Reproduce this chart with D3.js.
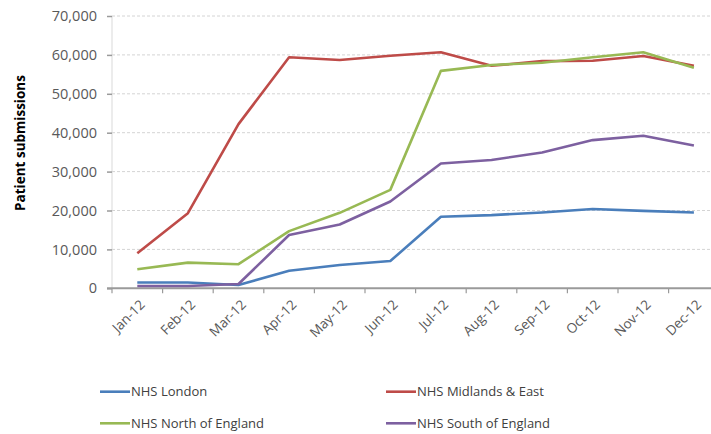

┄┄┄┄┄┄┄┄┄┄

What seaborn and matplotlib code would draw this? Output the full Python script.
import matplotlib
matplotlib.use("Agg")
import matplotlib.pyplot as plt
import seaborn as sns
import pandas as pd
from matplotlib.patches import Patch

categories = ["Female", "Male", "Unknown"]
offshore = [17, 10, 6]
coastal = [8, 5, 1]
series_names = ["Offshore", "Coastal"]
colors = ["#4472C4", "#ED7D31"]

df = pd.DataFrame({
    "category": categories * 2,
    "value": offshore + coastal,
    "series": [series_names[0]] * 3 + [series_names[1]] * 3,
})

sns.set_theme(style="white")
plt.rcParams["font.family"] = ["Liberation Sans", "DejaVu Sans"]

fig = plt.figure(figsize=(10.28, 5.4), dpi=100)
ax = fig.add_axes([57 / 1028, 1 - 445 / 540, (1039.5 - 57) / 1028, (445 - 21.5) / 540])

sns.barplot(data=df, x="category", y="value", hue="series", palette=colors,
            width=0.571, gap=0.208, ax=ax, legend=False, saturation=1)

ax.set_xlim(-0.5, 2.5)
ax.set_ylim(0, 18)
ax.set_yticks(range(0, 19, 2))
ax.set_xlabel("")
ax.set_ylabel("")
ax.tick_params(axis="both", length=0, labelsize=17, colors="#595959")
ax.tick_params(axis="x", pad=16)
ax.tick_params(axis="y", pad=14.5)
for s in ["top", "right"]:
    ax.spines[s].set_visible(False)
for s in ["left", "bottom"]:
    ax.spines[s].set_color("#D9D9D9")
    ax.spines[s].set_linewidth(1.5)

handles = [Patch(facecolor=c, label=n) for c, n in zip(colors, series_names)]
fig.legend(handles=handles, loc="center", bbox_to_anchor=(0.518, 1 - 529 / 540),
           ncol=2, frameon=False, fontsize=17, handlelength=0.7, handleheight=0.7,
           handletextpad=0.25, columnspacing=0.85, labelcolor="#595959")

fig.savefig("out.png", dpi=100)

┄┄┄┄┄┄┄┄┄┄

REQUIREMENT — Pull out each line containing the word "this" and copy it.

COMPLETE RESPONSE —
Reproduce this chart with D3.js.
What seaborn and matplotlib code would draw this? Output the full Python script.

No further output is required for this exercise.